If Medford has the right to set aside any sense of morality to vote for someone out of selfishness, then I have the right to call Medford an immoral moron for doing so.
“It invalidated anything that’s good about me…”
Oh lord. I don’t where to start. It’s like, how do you explain dating to a toddler?
Mr. Medford,
I thought the GOP was the party of responsibility – so why can’t you admit that you made your own choice and own it?
What exactly does the Democratic Party do that turns you off?
Maybe you can explain to us what is moral about denying healthcare to the sick, food to the poor, and shelter to the homeless? What’s so moral about poisoning my air and water in the pursuit of money? What is moral about discrimination and hatred? I sincerely hope that after your vote for Trump you don’t lie to yourself and call yourself a Christian.

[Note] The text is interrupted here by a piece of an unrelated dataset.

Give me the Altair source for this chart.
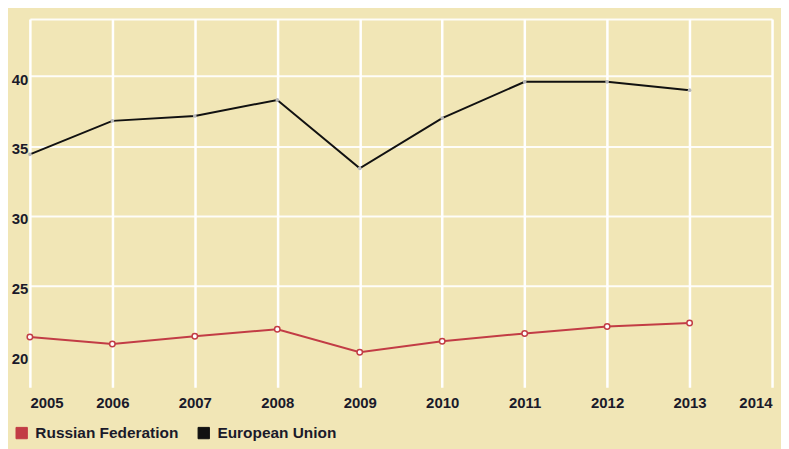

I would love to smite your right cheek and see…
From my own experience with Trump voters, the question of why Clinton was not acceptable amounts to something along the lines of “because she belongs in jail” which is very similar to what these same people said about Al Gore, that is, “because he’s a fat asshole”: it’s irrelevant to the question asked.
Asking further questions about those views is pointless, because they never really made those choices themselves, but had someone (like Faux Snooze or Billo Smiley) make those decisions for them.
I know, I know, it’s tough to make decisions and life is just jammed packed full of them: Pepsi or Coke? PLEASE STOP IT HURTS!